# Elena' s Dice

• Mar 6th 2010, 12:56 AM
Elena' s Dice
Hello,
this is the question:

Elena plays a game where she tosses two dice.
If the sum is 6, she wins 3 point. (The probability of the sum being 6 is 5/36)
If the sum is greater than 6, she wins 1 point (The probability of the sum being greater than 6 is 21/36).
If the sum is less than 6, she loses k points. (The probability of the sum being less than 6 is 10/36).

Find the value of k for which Elena's expected number of points is zero.

Thanks a lot! :)
Amine.
• Mar 6th 2010, 05:42 AM
Soroban
Hello, Amine!

Do you know the Expected Value formula?
They have already done the hard work for you.

Quote:

Elena plays a game where she tosses two dice.
If the sum is 6, she wins 3 points. (The probability of the sum being 6 is 5/36)
If the sum is greater than 6, she wins 1 point (The probability of the sum being greater than 6 is 21/36).
If the sum is less than 6, she loses k points. (The probability of the sum being less than 6 is 10/36).

Find the value of k for which Elena's expected number of points is zero.

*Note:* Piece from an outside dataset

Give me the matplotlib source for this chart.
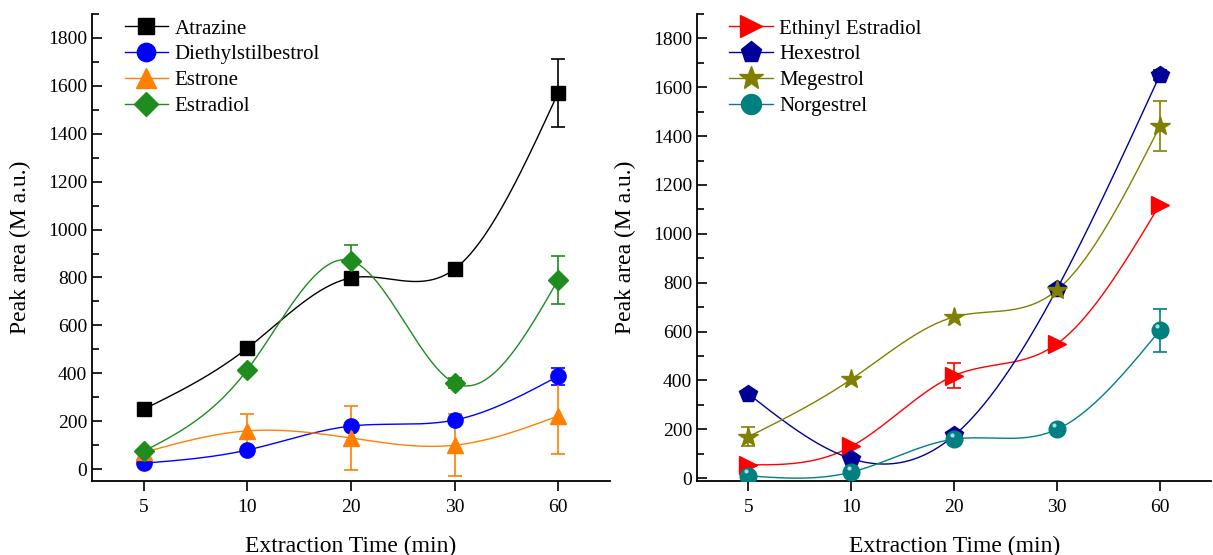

. . $\displaystyle \begin{array}{|c|c|c|} \text{Event} & \text{Prob.} & \text{Payoff} \\ \hline \\[-4mm] = 6 & \frac{5}{36} & +3 \\ \\[-4mm] > 6 & \frac{21}{36} & +1 \\ \\[-4mm] < 6 & \frac{10}{36} & -k \end{array}$

We have: .$\displaystyle \left(\frac{5}{36}\right)(+3) + \left(\frac{21}{36}\right)(+1) + \left(\frac{10}{36}\right)(-k) \;=\;0$

. . . . $\displaystyle \frac{15}{36} + \frac{21}{36} - \frac{10k}{36} \;=\;0 \quad\Rightarrow\quad 1 - \frac{5k}{18} \:=\:0 \quad\Rightarrow\quad \frac{5k}{18} \:=\:1 \quad\Rightarrow\quad k \:=\:\frac{18}{5}$

Therefore: .$\displaystyle k \:=\:3.6$